Collected data:
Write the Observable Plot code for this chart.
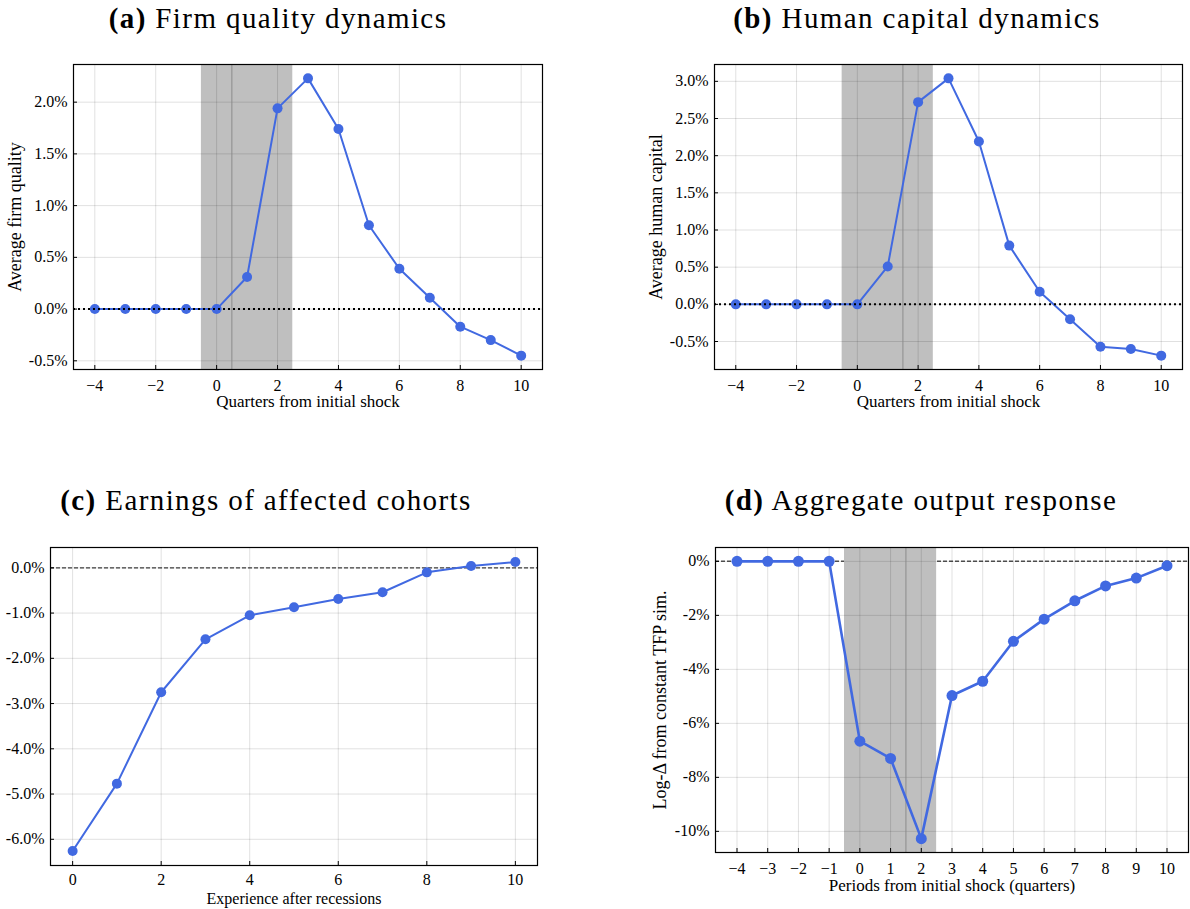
<!DOCTYPE html>
<html>
<head>
<meta charset="utf-8">
<script src="https://cdn.jsdelivr.net/npm/d3@7"></script>
<script src="https://cdn.jsdelivr.net/npm/@observablehq/plot@0.6"></script>
<style>
  html, body { margin: 0; padding: 0; background: #fff; }
  #page { position: relative; width: 1190px; height: 909px; overflow: hidden; background: #fff; }
  .title { position: absolute; width: 600px; text-align: center; font-family: "Liberation Serif", serif;
           font-size: 29px; line-height: 29px; letter-spacing: 1.4px; color: #000; white-space: nowrap; }
  .title b { font-weight: bold; }
  .panel { position: absolute; }
</style>
</head>
<body>
<div id="page"></div>
<script>
// ---------------- data ----------------
const quartersAB = [-4, -3, -2, -1, 0, 1, 2, 3, 4, 5, 6, 7, 8, 9, 10];
const firmQuality = [0, 0, 0, 0, 0, 0.31, 1.94, 2.23, 1.74, 0.81, 0.39, 0.11, -0.17, -0.30, -0.45];
const humanCapital = [0, 0, 0, 0, 0, 0.51, 2.72, 3.04, 2.19, 0.79, 0.17, -0.20, -0.57, -0.60, -0.69];
const experience = [0, 1, 2, 3, 4, 5, 6, 7, 8, 9, 10];
const cohortEarnings = [-6.26, -4.77, -2.75, -1.58, -1.05, -0.87, -0.69, -0.54, -0.10, 0.04, 0.13];
const periodsD = [-4, -3, -2, -1, 0, 1, 2, 3, 4, 5, 6, 7, 8, 9, 10];
const outputResponse = [0, 0, 0, 0, -6.66, -7.30, -10.27, -4.97, -4.44, -2.96, -2.14, -1.46, -0.91, -0.62, -0.16];

const recession = [{start: -0.5, end: 2.5}];
const markerA = [0.5];
const markerBD = [1.5];

const ticksXAB = [-4, -2, 0, 2, 4, 6, 8, 10];
const ticksYA = [-0.5, 0, 0.5, 1, 1.5, 2];
const ticksYB = [-0.5, 0, 0.5, 1, 1.5, 2, 2.5, 3];
const ticksXC = [0, 2, 4, 6, 8, 10];
const ticksYC = [-6, -5, -4, -3, -2, -1, 0];
const ticksXD = [-4, -3, -2, -1, 0, 1, 2, 3, 4, 5, 6, 7, 8, 9, 10];
const ticksYD = [-10, -8, -6, -4, -2, 0];

const titles = [
  ["(a)", "Firm quality dynamics"],
  ["(b)", "Human capital dynamics"],
  ["(c)", "Earnings of affected cohorts"],
  ["(d)", "Aggregate output response"]
];

// ---------------- helpers ----------------
const BLUE = "#4169E1";
const fmtX = d => d < 0 ? "\u2212" + (-d) : String(d);
const pct1 = d => (Math.abs(d) < 1e-9 ? 0 : d).toFixed(1) + "%";
const pct0 = d => (Math.abs(d) < 1e-9 ? 0 : d).toFixed(0) + "%";
function padDomain(vals, frac) {
  const lo = d3.min(vals), hi = d3.max(vals), p = (hi - lo) * frac;
  return [lo - p, hi + p];
}

const page = document.getElementById("page");

function addTitle(t, cx, top) {
  const div = document.createElement("div");
  div.className = "title";
  div.style.left = (cx - 300) + "px";
  div.style.top = top + "px";
  div.innerHTML = `<b>${t[0]}</b> ${t[1]}`;
  page.appendChild(div);
}

function panel(cfg) {
  const rows = cfg.xs.map((x, i) => ({x, y: cfg.ys[i]}));
  const W = cfg.width, H = cfg.height;
  const fw = W - cfg.ml - cfg.mr, fh = H - cfg.mt - cfg.mb;
  const marks = [];
  if (cfg.zeroBelow) marks.push(Plot.ruleY([0], {stroke: cfg.zeroColor, strokeWidth: cfg.zeroWidth, strokeDasharray: cfg.zeroDash}));
  if (cfg.shade) marks.push(Plot.rect(recession, {x1: "start", x2: "end", fill: "#bfbfbf"}));
  marks.push(Plot.gridX(cfg.xTicks, {stroke: "#000", strokeOpacity: 0.12, strokeWidth: 1}));
  marks.push(Plot.gridY(cfg.yTicks, {stroke: "#000", strokeOpacity: 0.12, strokeWidth: 1}));
  if (cfg.vline) marks.push(Plot.ruleX(cfg.vline, {stroke: "#8c8c8c", strokeWidth: 1}));
  marks.push(Plot.line(rows, {x: "x", y: "y", stroke: BLUE, strokeWidth: cfg.lw}));
  marks.push(Plot.dot(rows, {x: "x", y: "y", r: cfg.r, fill: BLUE, stroke: "none"}));
  if (!cfg.zeroBelow) marks.push(Plot.ruleY([0], {stroke: cfg.zeroColor, strokeWidth: cfg.zeroWidth, strokeDasharray: cfg.zeroDash}));
  marks.push(Plot.frame({stroke: "#000", strokeWidth: 1.2}));
  marks.push(Plot.tickX(cfg.xTicks, {x: d => d, insetTop: fh - 4, stroke: "#000", strokeWidth: 1}));
  marks.push(Plot.tickY(cfg.yTicks, {y: d => d, insetRight: fw - 4, stroke: "#000", strokeWidth: 1}));
  marks.push(Plot.axisX(cfg.xTicks, {tickSize: 0, tickPadding: cfg.xPad, tickFormat: fmtX, label: null, fontSize: 16}));
  marks.push(Plot.axisY(cfg.yTicks, {tickSize: 0, tickPadding: 6, tickFormat: cfg.yFmt, label: null, fontSize: 16}));
  marks.push(Plot.text([cfg.xLabel], {text: d => d, frameAnchor: "bottom", dy: cfg.xLabelDy, fontSize: cfg.xLabelSize, lineAnchor: "middle", textAnchor: "middle"}));
  if (cfg.yLabel) marks.push(Plot.text([cfg.yLabel], {text: d => d, frameAnchor: "left", dx: cfg.yLabelDx, rotate: -90, fontSize: 18, lineAnchor: "middle", textAnchor: "middle"}));

  const svg = Plot.plot({
    width: W, height: H,
    marginLeft: cfg.ml, marginRight: cfg.mr, marginTop: cfg.mt, marginBottom: cfg.mb,
    x: {domain: [d3.min(cfg.xs) - (d3.max(cfg.xs) - d3.min(cfg.xs)) * 0.05, d3.max(cfg.xs) + (d3.max(cfg.xs) - d3.min(cfg.xs)) * 0.05]},
    y: {domain: padDomain(cfg.ys, 0.05)},
    style: {fontFamily: "Liberation Serif, serif", fontSize: "16px", color: "#000", background: "transparent", overflow: "visible"},
    marks
  });
  const wrap = document.createElement("div");
  wrap.className = "panel";
  wrap.style.left = cfg.left + "px";
  wrap.style.top = cfg.top + "px";
  wrap.appendChild(svg);
  page.appendChild(wrap);
}

// ---------------- panels ----------------
panel({left: 0, top: 50, width: 595, height: 404, ml: 73, mr: 53, mt: 14, mb: 85,
  xs: quartersAB, ys: firmQuality, xTicks: ticksXAB, yTicks: ticksYA, yFmt: pct1,
  shade: true, vline: markerA, zeroBelow: false, zeroColor: "#000", zeroWidth: 2, zeroDash: "2,3",
  lw: 2, r: 5, xPad: 10, xLabel: "Quarters from initial shock", xLabelDy: 32, xLabelSize: 17,
  yLabel: "Average firm quality", yLabelDx: -58});

panel({left: 595, top: 50, width: 595, height: 404, ml: 119, mr: 8, mt: 14, mb: 85,
  xs: quartersAB, ys: humanCapital, xTicks: ticksXAB, yTicks: ticksYB, yFmt: pct1,
  shade: true, vline: markerBD, zeroBelow: false, zeroColor: "#000", zeroWidth: 2, zeroDash: "2,3",
  lw: 2, r: 5, xPad: 10, xLabel: "Quarters from initial shock", xLabelDy: 32, xLabelSize: 17,
  yLabel: "Average human capital", yLabelDx: -58});

panel({left: 0, top: 530, width: 595, height: 379, ml: 50, mr: 58, mt: 17, mb: 44,
  xs: experience, ys: cohortEarnings, xTicks: ticksXC, yTicks: ticksYC, yFmt: pct1,
  shade: false, vline: null, zeroBelow: true, zeroColor: "#444", zeroWidth: 1.2, zeroDash: "4,2",
  lw: 2, r: 5, xPad: 8, xLabel: "Experience after recessions", xLabelDy: 33, xLabelSize: 16, yLabel: null});

panel({left: 595, top: 530, width: 595, height: 379, ml: 120, mr: 2, mt: 17, mb: 57,
  xs: periodsD, ys: outputResponse, xTicks: ticksXD, yTicks: ticksYD, yFmt: pct0,
  shade: true, vline: markerBD, zeroBelow: true, zeroColor: "#555", zeroWidth: 1.5, zeroDash: "4,2",
  lw: 2.6, r: 5.5, xPad: 10, xLabel: "Periods from initial shock (quarters)", xLabelDy: 33, xLabelSize: 17,
  yLabel: "Log-\u0394 from constant TFP sim.", yLabelDx: -55});

addTitle(titles[0], 278, 4);
addTitle(titles[1], 917, 4);
addTitle(titles[2], 266, 486);
addTitle(titles[3], 921, 486);
</script>
</body>
</html>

Directions: Begin at the top of the material above and output each line exactly, stopping after the line that holds "-0.91, -0.62, -0.16];". Leave out pictures.

The result:
Write the Observable Plot code for this chart.
<!DOCTYPE html>
<html>
<head>
<meta charset="utf-8">
<script src="https://cdn.jsdelivr.net/npm/d3@7"></script>
<script src="https://cdn.jsdelivr.net/npm/@observablehq/plot@0.6"></script>
<style>
  html, body { margin: 0; padding: 0; background: #fff; }
  #page { position: relative; width: 1190px; height: 909px; overflow: hidden; background: #fff; }
  .title { position: absolute; width: 600px; text-align: center; font-family: "Liberation Serif", serif;
           font-size: 29px; line-height: 29px; letter-spacing: 1.4px; color: #000; white-space: nowrap; }
  .title b { font-weight: bold; }
  .panel { position: absolute; }
</style>
</head>
<body>
<div id="page"></div>
<script>
// ---------------- data ----------------
const quartersAB = [-4, -3, -2, -1, 0, 1, 2, 3, 4, 5, 6, 7, 8, 9, 10];
const firmQuality = [0, 0, 0, 0, 0, 0.31, 1.94, 2.23, 1.74, 0.81, 0.39, 0.11, -0.17, -0.30, -0.45];
const humanCapital = [0, 0, 0, 0, 0, 0.51, 2.72, 3.04, 2.19, 0.79, 0.17, -0.20, -0.57, -0.60, -0.69];
const experience = [0, 1, 2, 3, 4, 5, 6, 7, 8, 9, 10];
const cohortEarnings = [-6.26, -4.77, -2.75, -1.58, -1.05, -0.87, -0.69, -0.54, -0.10, 0.04, 0.13];
const periodsD = [-4, -3, -2, -1, 0, 1, 2, 3, 4, 5, 6, 7, 8, 9, 10];
const outputResponse = [0, 0, 0, 0, -6.66, -7.30, -10.27, -4.97, -4.44, -2.96, -2.14, -1.46, -0.91, -0.62, -0.16];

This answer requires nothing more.